In a super fun example of patriarchy in action commonly known as the "pink tax," everyday products for women cost more than similar products for men, even as women continue to make less money than their male counterparts. Now, after facing public pressure, UK supermarket Tesco announced it will sell men's and women's razors for the same price. That's great, but also, why is the pink tax still a thing?
Tesco was selling a women's razor for twice the price of a men's razor, despite the fact that the products were identical aside from color. (The women's razor was, of course, pink.) But after being called out by British lawmaker Paula Sheriff (you go, Paula Sheriff!), the company made an admirable commitment to eliminating the gender-based pricing discrimination. That's one small step for women... and we've got a lot more steps to take.

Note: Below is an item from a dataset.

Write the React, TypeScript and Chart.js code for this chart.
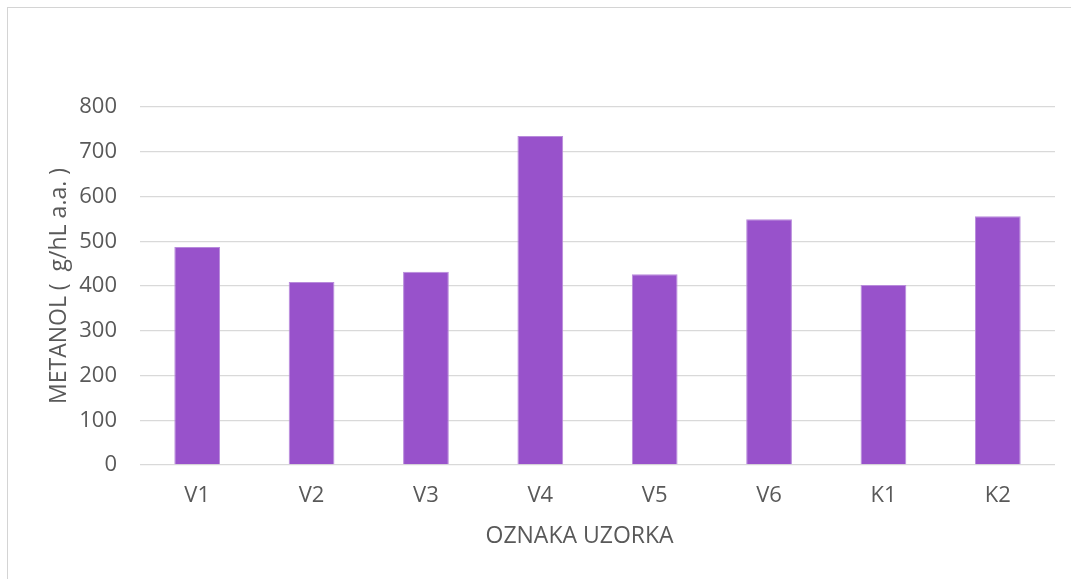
import React, { useEffect, useRef } from "react";
import { Chart, registerables } from "chart.js";

Chart.register(...registerables);

const categories = ["V1", "V2", "V3", "V4", "V5", "V6", "K1", "K2"];
const metanolValues = [487, 409, 432, 735, 426, 549, 402, 556];
const yTicks = [0, 100, 200, 300, 400, 500, 600, 700, 800];
const yTitle = "METANOL (  g/hL a.a. )";
const xTitle = "OZNAKA UZORKA";

const FONT = "'Open Sans', 'DejaVu Sans', sans-serif";
const TEXT = "#595959";

export default function App() {
  const ref = useRef<HTMLCanvasElement | null>(null);

  useEffect(() => {
    if (!ref.current) return;
    const chart = new Chart(ref.current, {
      type: "bar",
      data: {
        labels: categories,
        datasets: [
          {
            label: "Metanol",
            data: metanolValues,
            backgroundColor: "#9852CB",
            borderColor: "#B88BDB",
            borderWidth: { left: 1, right: 1, top: 1, bottom: 0 },
            barPercentage: 0.4,
            categoryPercentage: 1,
          },
        ],
      },
      options: {
        responsive: false,
        animation: false,
        maintainAspectRatio: false,
        layout: { padding: { top: 99, right: 15, bottom: 0, left: 0 } },
        plugins: {
          legend: { display: false },
          tooltip: { enabled: false },
        },
        scales: {
          x: {
            grid: { display: false, drawTicks: false },
            border: { display: false },
            ticks: {
              color: TEXT,
              font: { family: FONT, size: 22 },
              padding: 18,
            },
            title: {
              display: true,
              text: xTitle + "\u00a0\u00a0\u00a0\u00a0\u00a0\u00a0",
              color: TEXT,
              font: { family: FONT, size: 23 },
              padding: { top: 0, bottom: 28 },
            },
            afterFit: (scale: any) => {
              scale.height = 113;
            },
          },
          y: {
            min: 0,
            max: 800,
            afterBuildTicks: (scale: any) => {
              scale.ticks = yTicks.map((v) => ({ value: v }));
            },
            grid: { color: "#D9D9D9", lineWidth: 1.3, drawTicks: false },
            border: { display: false },
            ticks: {
              color: TEXT,
              font: { family: FONT, size: 22 },
              padding: 23,
            },
            title: {
              display: true,
              text: yTitle,
              color: TEXT,
              font: { family: FONT, size: 23 },
              padding: { top: 38, bottom: 0 },
            },
            afterFit: (scale: any) => {
              scale.width = 132;
            },
          },
        },
      },
    });
    return () => chart.destroy();
  }, []);

  return (
    <div
      style={{
        position: "absolute",
        left: 7,
        top: 7,
        width: 1064,
        height: 572,
        borderLeft: "1px solid #D4D4D4",
        borderTop: "1px solid #D4D4D4",
        boxSizing: "border-box",
        background: "#fff",
      }}
    >
      <canvas ref={ref} width={1062} height={570} style={{ display: "block" }} />
    </div>
  );
}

Tesco is far from the only retailer to participate, whether knowingly or unknowingly, in the pink tax. Women pay more for deodorant, insurance policies, and yes, even pens. Remember Bic For Her, the delicate lady pens for capturing delicate lady thoughts that, according to Business Insider, cost up to 70 percent more than non-gendered but otherwise identical pens?

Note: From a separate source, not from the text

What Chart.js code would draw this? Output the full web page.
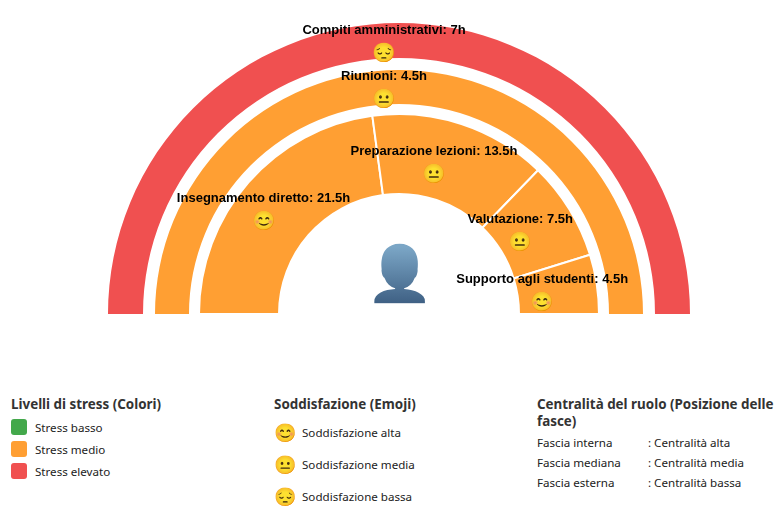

Findings on exactly how much more women spend on gendered mark-ups each year vary, but none of them are good. One recent British report found women paying 37 percent more than men for similar products, while a study by the New York City Department of Consumer Affairs found women paying more than men for the same products 42 percent of the time.
Of course, women could ignore the gendered branding, and buy the cheaper product. But many don't even realize how much the pink tax is affecting their lives. After all, women have been blasted with gendered advertising for years, with misleading language like "adjusts to your curves!" It's only natural to assume that women's razors are specifically designed to fit the contours of a women's leg rather than a man's face, even though the blades are actually identical. Plus, most stores don't have men's razors and women's razors sitting right next to one another, so the price difference isn't always obvious.
And all of this isn't even taking into account the gendered products that women have to buy, like pads and tampons, which in many states do not receive the same tax exemptions as other necessities like groceries, prescriptions, and, yes, dandruff shampoo. (Thankfully, that's starting to change on a state-by-state basis.)
Perhaps we should all simply stop shaving and get into free-bleeding. That'll show the retailers!